Zur Erinnerung: Mit 3,1 Millionen Euro veranschlagen Planer die Kosten, ein Drittel soll von Landeskirche und Kirchenkreis fließen, weitere Fördermittel möchten die Verantwortlichen aus Förderprogrammen einwerben, eine Viertelmillion Euro kommen aus dem Sparstrumpf der Gemeinde. Noch offen sind rund 400 000 Euro, die über Spenden zusammenkommen sollen.
Letztlich teilt sich das sechs Jahrzehnte alte Zentrum künftig. Der Kirchentrakt mit dem Gottesdienstraum steht für die tägliche Arbeit zur Verfügung, etwa für das Angebot der Kindertafel. Auf der Empore finden beispielsweise kleine Räume für individuelle Sprachangebote und Co-Working Platz. Der zweite Trakt, in dem heute Räume der Kindertafel und Wohnungen für Mitarbeiter liegen, wird abgetrennt. Vier Wohnungen bieten später Heimat für Menschen, die nicht viel Geld haben, ein Fahrstuhl macht quasi die mobiler, die nicht gut zu Fuß sind.
Die Mieten sowie das zur Verfügungstellen von Räumen für Konzerte, Treffen, Seminare oder einen Geburtstag sollen Mittel bringen, um den Umbau und die Arbeit der Gemeinde zu finanzieren.

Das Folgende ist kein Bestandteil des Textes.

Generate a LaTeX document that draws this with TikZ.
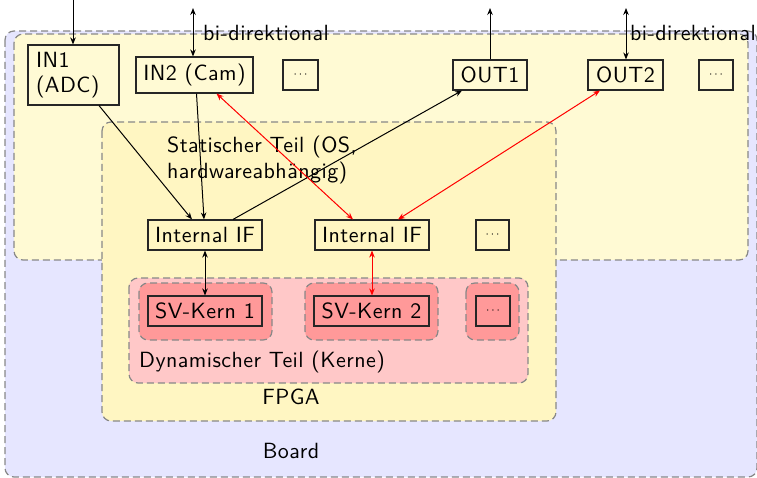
\documentclass[tikz,border=0pt]{standalone}
\usepackage{fontspec}
\setsansfont{lmsans10-regular.otf}[LetterSpace=2.0]
\usetikzlibrary{arrows.meta}
\definecolor{boardblue}{HTML}{E6E6FF}
\definecolor{periyellow}{HTML}{FFFAD4}
\definecolor{fpgayellow}{HTML}{FFF6C2}
\definecolor{dynpink}{HTML}{FFC8C8}
\definecolor{kernred}{HTML}{FF9999}
\definecolor{edgegray}{HTML}{888888}
\tikzset{
  txt/.style={font=\sffamily\fontsize{22}{25.5}\selectfont, inner sep=0pt},
  area/.style={draw=edgegray, line width=1.2pt, dash pattern=on 7pt off 4pt, rounded corners=9pt},
  box/.style={txt, draw=black!85, line width=1.1pt, minimum height=30pt},
  dotsbox/.style={box, font=\fontsize{12}{14}\selectfont},
  conn/.style={line width=1pt, -{Stealth[length=7pt,width=5.5pt]}},
  biconn/.style={line width=1pt, {Stealth[length=7pt,width=5.5pt]}-{Stealth[length=7pt,width=5.5pt]}},
}
\begin{document}
\begin{tikzpicture}[x=1pt, y=-1pt]
\useasboundingbox (0,0) rectangle (757,478);

% nested regions: board, peripherals, FPGA, dynamic part, kernels
\draw[area, fill=boardblue] (5,31) rectangle (757,477);
\draw[area, fill=periyellow] (14,34) rectangle (748,260);
\draw[area, fill=fpgayellow] (102,122) rectangle (556,421);
\draw[area, fill=dynpink] (129,278) rectangle (528,383);
\draw[area, fill=kernred] (139,283) rectangle (272,340);
\draw[area, fill=kernred] (305,283) rectangle (438,340);
\draw[area, fill=kernred] (466,283) rectangle (519,340);

% region labels
\node[txt, anchor=west, align=left] (static) at (167,160) {Statischer Teil (OS,\\hardwareabh\"angig)};
\node[txt, anchor=west] (dynlabel) at (139,362) {Dynamischer Teil (Kerne)};
\node[txt] (fpgalabel) at (291,397) {FPGA};
\node[txt] (boardlabel) at (291,451) {Board};

% interfaces of the board
\node[box, minimum width=91pt, minimum height=60pt, align=left, text width=75pt] (in1) at (73.5,75) {IN1\\(ADC)};
\node[box, minimum width=117pt, minimum height=36pt] (in2) at (194.5,75) {IN2 (Cam)};
\node[dotsbox, minimum width=35pt] (dotsa) at (300.5,75) {$\cdots$};
\node[box, minimum width=74pt] (out1) at (490,75) {OUT1};
\node[box, minimum width=75pt] (out2) at (625.5,75) {OUT2};
\node[dotsbox, minimum width=34pt] (dotsb) at (716,75) {$\cdots$};

% internal interfaces of the static part
\node[box, minimum width=114pt] (if1) at (205,235) {Internal IF};
\node[box, minimum width=114pt] (if2) at (372,235) {Internal IF};
\node[dotsbox, minimum width=33pt] (dotsc) at (492.5,235) {$\cdots$};

% kernels
\node[box, minimum width=114pt] (sv1) at (205,311) {SV-Kern 1};
\node[box, minimum width=115pt] (sv2) at (371.5,311) {SV-Kern 2};
\node[dotsbox, minimum width=34pt] (dotsd) at (493,311) {$\cdots$};

% external ends of the board connectors
\coordinate (in1ext) at (73,0);
\coordinate (in2ext) at (193,8);
\coordinate (out1ext) at (490,8);
\coordinate (out2ext) at (626,8);

\draw[conn] (in1ext) -- (in1ext |- in1.north);
\draw[biconn] (in2ext) -- (in2ext |- in2.north);
\draw[conn] (out1.north) -- (out1ext);
\draw[biconn] (out2ext) -- (out2ext |- out2.north);

\node[txt, anchor=west] (bia) at (203,33) {bi-direktional};
\node[txt, anchor=east] (bib) at (756,33) {bi-direktional};

% connections inside the board
\draw[conn] ([xshift=25.5pt]in1.south) -- ([xshift=-13pt]if1.north);
\draw[conn] ([xshift=2pt]in2.south) -- ([xshift=-1pt]if1.north);
\draw[conn] ([xshift=28pt]if1.north) -- ([xshift=-28pt]out1.south);
\draw[biconn, red] ([xshift=22pt]in2.south) -- ([xshift=-19pt]if2.north);
\draw[biconn, red] ([xshift=-25.5pt]out2.south) -- ([xshift=26pt]if2.north);
\draw[biconn] (if1.south) -- (sv1.north);
\draw[biconn, red] (if2.south) -- (if2.south |- sv2.north);
\end{tikzpicture}
\end{document}
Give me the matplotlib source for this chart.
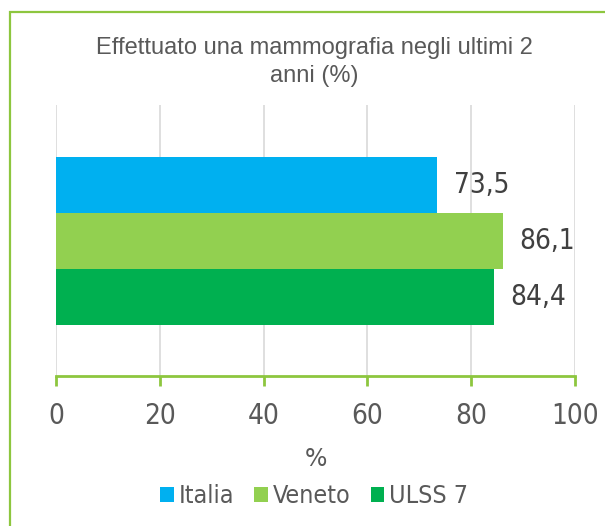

An der Ecke Bach- und Bunsenstraße ist zu beobachten, vor welcher Herausforderung die Kirche generell steht: Einerseits laufen ihr die Mitglieder davon, sie muss sparen und schrumpfen, um finanziell zu überleben; anderseits ist die Botschaft Jesu Christi gefordert: Nächstenliebe.
Immer mehr Menschen aus aller Welt und verschiedener Religionen kommen nach Deutschland, sie brauchen Hilfe, um sich zurechtzufinden, die Sprache zu lernen. Einheimische Familien sind überfordert, schaffen es nicht, ein Mittagessen auf den Tisch zu bringen, Kindern beim Lernen zu helfen. Senioren leben einsam in Wohnblocks, wenn der Partner gestorben ist und der Nachwuchs weit weg lebt.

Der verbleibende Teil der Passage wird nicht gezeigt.